For checking out the assembly you do need to get hsdis setup properly. I did it a while ago and it wasn't too much trouble.

You don't have to worry about adding new primitives making it harder to backport GHC 8 because it doesn't. It's orthogonal. We already have several primitives that GHC doesn't.

Thanks for the updates.

GordonBGood commented 5 years ago

@rahulmutt, the LLVM question was an aside from this current issue, of course, as it would possibly improve compile times rather than working on better run time performance. I'll try the experiment eventually. I think that by GHC version 7.10.3 LLVM integration was fairly good; the GHC native code generator is actually pretty primitive in its register allocations (and SPJ agrees) and I only usually use it for quick compiles while developing Haskell code. Like I say, I will try the options you recommend - eventually.
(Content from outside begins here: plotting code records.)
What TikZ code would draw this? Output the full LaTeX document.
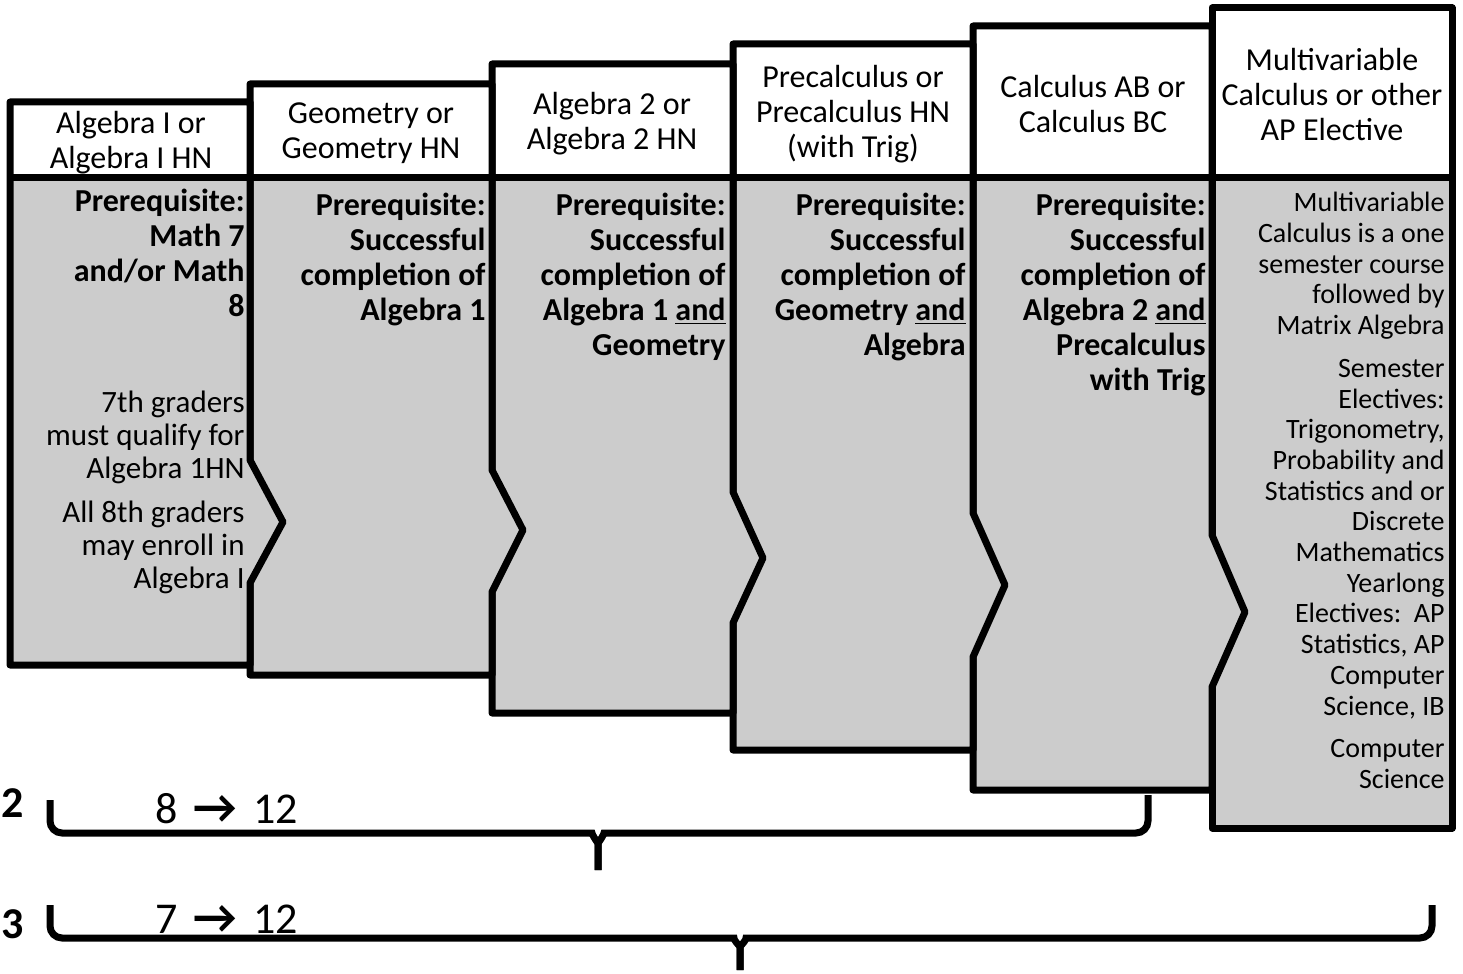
\documentclass[tikz,border=0pt]{standalone}
\usepackage{fontspec}
\setmainfont{Carlito}
\definecolor{boxgray}{RGB}{204,204,204}
\newcommand{\gradearrow}{\hspace{8pt}{\fontsize{24}{24}\bfseries →}\hspace{8pt}}
\begin{document}
\begin{tikzpicture}[x=0.5pt, y=-0.5pt,
    outline/.style={line width=3.5pt, line join=round},
    headtext/.style={align=center, inner sep=0pt, font=\fontsize{16}{17.5}\selectfont},
    pretext/.style={align=right, inner sep=0pt, anchor=north east, font=\bfseries\fontsize{16}{17.5}\selectfont},
    notetext/.style={align=right, inner sep=0pt, anchor=north east, font=\fontsize{15.5}{16.5}\selectfont},
    electext/.style={align=right, inner sep=0pt, anchor=north east, font=\fontsize{14}{15.35}\selectfont},
    gradetext/.style={inner sep=0pt, anchor=base west, font=\fontsize{22}{24}\selectfont},
    pathno/.style={inner sep=0pt, anchor=base west, font=\bfseries\fontsize{22}{24}\selectfont},
    bracket/.style={line width=3.5pt, rounded corners=6pt}]

    \useasboundingbox (0,0) rectangle (1463,974);

    % Columns (right to left, so each chevron lies over the next one)
    \foreach \l/\r/\t/\b/\ca/\ty/\cb/\d in {1212/1452/8/828/600/600/600/0,
        973/1212/26/790/535/612/687/33, 733/973/44/750/513/585/657/32,
        492/733/64/713/492/558/623/30, 250/492/84/675/470/530/592/31,
        10/250/102/665/460/522/583/33} {
      \fill[boxgray] (\l,\t) -- (\r,\t) -- (\r,\ca) -- (\r+\d,\ty) -- (\r,\cb) -- (\r,\b) -- (\l,\b) -- cycle;
      \fill[white] (\l,\t) rectangle (\r,178);
      \draw[outline] (\l,\t) -- (\r,\t) -- (\r,\ca) -- (\r+\d,\ty) -- (\r,\cb) -- (\r,\b) -- (\l,\b) -- cycle;
      \draw[outline] (\l,178) -- (\r,178);
    }

    % Headers
    \node[headtext] (head1) at (131,143) {Algebra I or\\Algebra I HN};
    \node[headtext] (head2) at (371,133) {Geometry or\\Geometry HN};
    \node[headtext] (head3) at (612,124) {Algebra 2 or\\Algebra 2 HN};
    \node[headtext] (head4) at (853,114) {Precalculus or\\Precalculus HN\\(with Trig)};
    \node[headtext] (head5) at (1093,104) {Calculus AB or\\Calculus BC};
    \node[headtext] (head6) at (1332,95) {Multivariable\\Calculus or other\\AP Elective};

    % Prerequisites
    \node[pretext] (pre1) at (245,189) {Prerequisite:\\Math 7\\and/or Math\\8};
    \node[notetext] (note1) at (245,391) {7th graders\\must qualify for\\Algebra 1HN\\[5.5pt]All 8th graders\\may enroll in\\Algebra I};
    \node[pretext] (pre2) at (486,193) {Prerequisite:\\Successful\\completion of\\Algebra 1};
    \node[pretext] (pre3) at (726,193) {Prerequisite:\\Successful\\completion of\\Algebra 1 \underline{and}\\Geometry};
    \node[pretext] (pre4) at (966,193) {Prerequisite:\\Successful\\completion of\\Geometry \underline{and}\\Algebra};
    \node[pretext] (pre5) at (1206,193) {Prerequisite:\\Successful\\completion of\\Algebra 2 \underline{and}\\Precalculus\\with Trig};
    \node[electext] (elec6) at (1445,192) {Multivariable\\Calculus is a one\\semester course\\followed by\\Matrix Algebra\\[6pt]Semester\\Electives:\\Trigonometry,\\Probability and\\Statistics and or\\Discrete\\Mathematics\\Yearlong\\Electives:~~AP\\Statistics, AP\\Computer\\Science, IB\\[6pt]Computer\\Science};

    % Pathways
    \node[pathno] (path2) at (1,817) {2};
    \node[gradetext] (grade8) at (155,823) {8\gradearrow 12};
    \draw[bracket] (50,800) -- (50,833) -- (580,833) to[out=0, in=90] (598,855) -- (598,870);
    \draw[bracket] (598,870) -- (598,855) to[out=90, in=180] (616,833) -- (1148,833) -- (1148,795);

    \node[pathno] (path3) at (1,938) {3};
    \node[gradetext] (grade7) at (155,933) {7\gradearrow 12};
    \draw[bracket] (50,905) -- (50,938) -- (722,938) to[out=0, in=90] (740,958) -- (740,970);
    \draw[bracket] (740,970) -- (740,958) to[out=90, in=180] (758,938) -- (1432,938) -- (1432,905);
  \end{tikzpicture}
\end{document}
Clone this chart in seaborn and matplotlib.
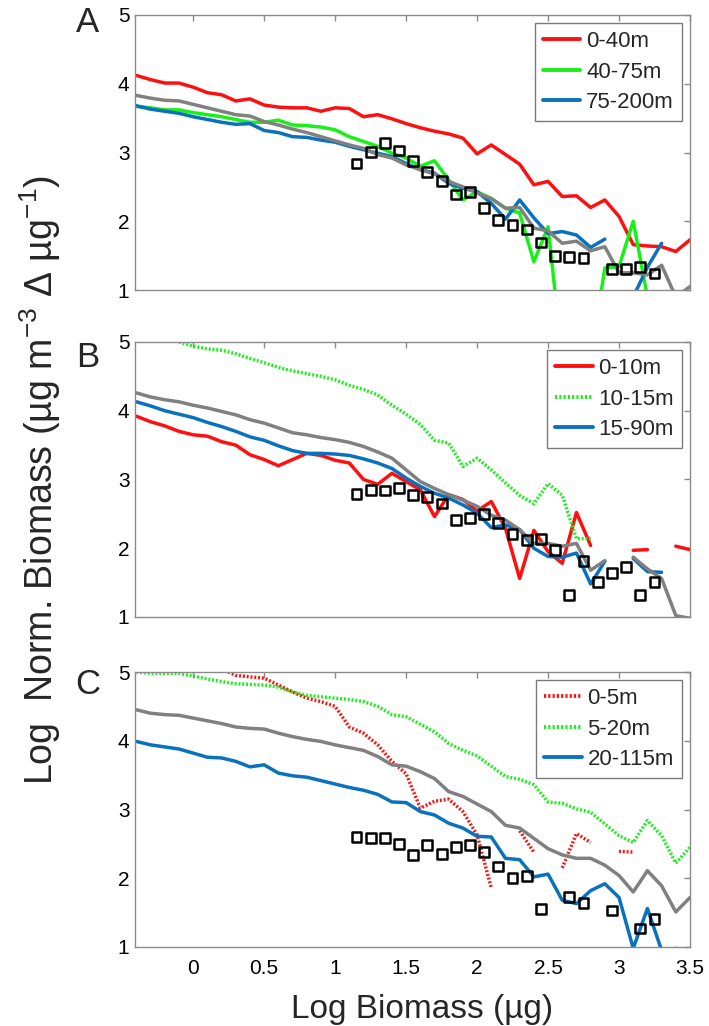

I think I will continue the PoC of emulating the current Haskellish primitives to show what I think we can do that way before looking into why the current implementation is so slow; however, I can't see that this benchmark speed of about 120 CPU clock cycles per composite number culling loop could get this bad without a lot of not inlined method calls; usually this loop runs in Java in the 10 to 15 CPU clock cycles range. Even if we absolutely know lack of method inlining is the problem, there isn't a lot we could do about it as I discussed in analyzing approach 1) as the methods are already quite short; it could be that eliminating the index math in going to and fro pointers to indexes could make them shorter, but we will be doing that anyway in approach 2).

I may follow your suggestion of viewing the JIT inlining and compile status as you suggest as well as compiling hsdis to look at the generated assembly code, but that would be more just because I like investigating low level things and not so much because I think I will find anything that will help this project.

If approach 2) works out as I hope, we won't need any new primitives, just changes to the implementation of the current ones. Does changing current primitives that are only used by the array package this project is improving and not within Eta base libraries require a cleaninstall? I suppose that it would so that recompiling the patched array package would see the changes?

Approach 3) may need new "under the covers" primitives for a few cases where the same Addr# primitive may get used for either pinned or unpinned ByteArray's (although it is recommended that they never be used for unpinned arrays, it isn't checked).

Hopefully I can have a PoC of approach 2) up on a repo within the next 24 hours for your consideration and further discussion.

Once this is done, I may dust off my STG skills and see what we could do with adding approach 3) before wasting to much time finalizing the primitive ops changes required for approach 2). Given that it is fairly simple and unlikely to introduce problems, do you think that adding a compiler pass would be easier or harder than changing primitives? Which do think it would be harder for me to learn to do?